Une loi de programmation des moyens de la justice avait été promulguée en septembre 2002, trois mois après l’élection présidentielle. À cette occasion, les moyens avaient été augmentés de 39 % sur cinq ans. Vous proposez aujourd’hui une augmentation de 23 %. Certes, je suis conscient de l’état de dégradation de nos finances publiques par rapport à la période antérieure. Je comprends que l’on ne puisse pas faire autant qu’en 2002, mais l’effort consenti ici ne me paraît pas suffisant.
Enfin, nous ne sommes pas d’accord avec le parquet national antiterroriste et nous regrettons que ce texte ne contienne pas de disposition pour assurer la pérennité du financement de l’aide juridictionnelle, qui est la condition de l’accès de nos concitoyens les plus démunis à la justice. Bref, nous sommes en désaccord sur un nombre important de points.
Pour autant, ce n’est pas à cause de ces désaccords que nous n’avons pas pu conclure. En effet, je le redis, nous aurions pu les laisser de côté. Si nous n’avons pas pu conclure, c’est tout simplement parce que sur un certain nombre de points qui rendaient possible un accord vous n’avez pas voulu faire mouvement. Vous avez purement et simplement voulu rétablir votre texte initial et faire l’économie du dialogue avec le Sénat. De la même façon, vous faites, selon moi de manière excessive, l’économie d’un dialogue approfondi avec les professions de justice au moment où elles vous demandent d’infléchir votre réforme.
Un certain nombre de points ont été parfaitement abordés par notre collègue corapporteur François-Noël Buffet. J’y reviens brièvement.

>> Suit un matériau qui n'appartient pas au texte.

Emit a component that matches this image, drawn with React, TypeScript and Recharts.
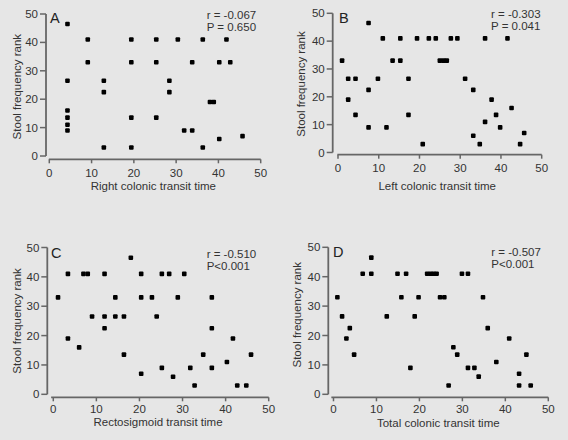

En ce qui concerne le champ d’intervention du juge, vous auriez pu faire un effort sur la certification des plateformes proposant des possibilités de conciliation sur internet. Ce n’eût pas été de votre part un effort disproportionné…
La pension alimentaire en cas de conflit sera traitée par un directeur de caisse d’allocations familiales et non par un juge. Cette mesure n’offre pas à nos yeux de garanties suffisantes. Cela n’aurait pas bouleversé votre réforme de nous écouter sur ce point et de prêter attention aux professions judiciaires qui s’inquiètent.
S’agissant de la procédure pénale, ce texte porté par le ministre de la justice est un texte de ministre de l’intérieur ! Sur la prolongation de la garde à vue, sur le refus d’informer l’avocat sur des perquisitions, sur la comparution différée, sur l’accès au dossier par l’avocat, vous avez pris des mesures qui vont toutes dans le même sens, et qui n’est pas celui des garanties offertes à nos concitoyens face au ministère public.
Quant à l’organisation judiciaire, c’est évidemment pour nous un sujet de vive préoccupation. Au fond, nous vous demandions de sécuriser les chambres détachées en prévoyant la création d’un juge chargé des contentieux de proximité, une garantie de localisation des emplois pour les fonctionnaires de greffe dans ces chambres détachées et la définition d’un socle minimal de compétences au niveau national pour ces chambres. De la sorte, vous auriez pu tenir en échec tous ceux qui affirment – peut-être à tort – que vous préparez la suppression de lieux de justice, alors que vous proclamez régulièrement qu’il n’en est rien et que vous voulez conserver ces lieux de justice. Donnez-nous des gages de cette volonté de les conserver et nous pourrons vous soutenir.
Vous auriez pu accepter la mise en place d’un mécanisme d’encadrement de toute modification de la carte judiciaire : ce n’est pas extravagant eu égard aux contraintes que cela vous imposerait. Vous auriez pu accepter aussi qu’un avis soit donné par le conseil départemental.